Jesus call to love our enemies, more than anything reminds us how difficult it is to love our friends and those close to us. So Jesus breaks it down into simple steps. Pray for them, Bless them, Do good for them, Give and expect nothing in return. For God has sent you both sunshine and God has sent you both rain and God has given to both of you his son Jesus. And Jesus has loved you to death and bore the cross with kindness. We sometimes forget that Jesus did not bear the cross for his friends, he bore the cross for sinners, all sinners whose actions oppose the will of God. And the last image of this gospel text displays the generosity of God. 

"Forgive and you will be forgiven; give, and it will be given to you. A good measure, pressed down, shaken together, running over, will be put into your lap." The image is of God pouring an immense amount of grain into your lap. Think of it like a cup running over, joyful excess. Because the joy of the Christ gift comes to us not in his death but in his resurrection. 

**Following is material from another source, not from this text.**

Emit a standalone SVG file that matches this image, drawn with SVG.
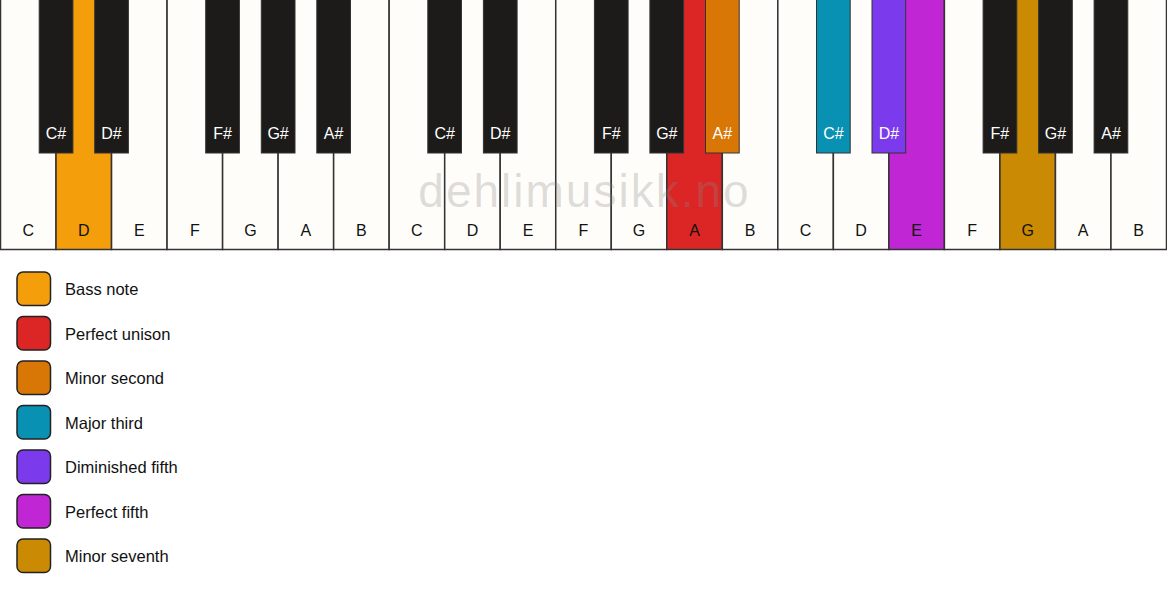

We divide people. I pray for our Methodist friends who fear nothing but division is possible. I pray for them knowing some day an issue will pop up in the Lutheran Church that will threaten to divide us. With our disagreements, we divide people into camps and tribes and factions. Christ and God has the power to unite us again and teach us how to pray for others, bless others, do good to others and love.

Bless be God who saves and loves and unites in peace.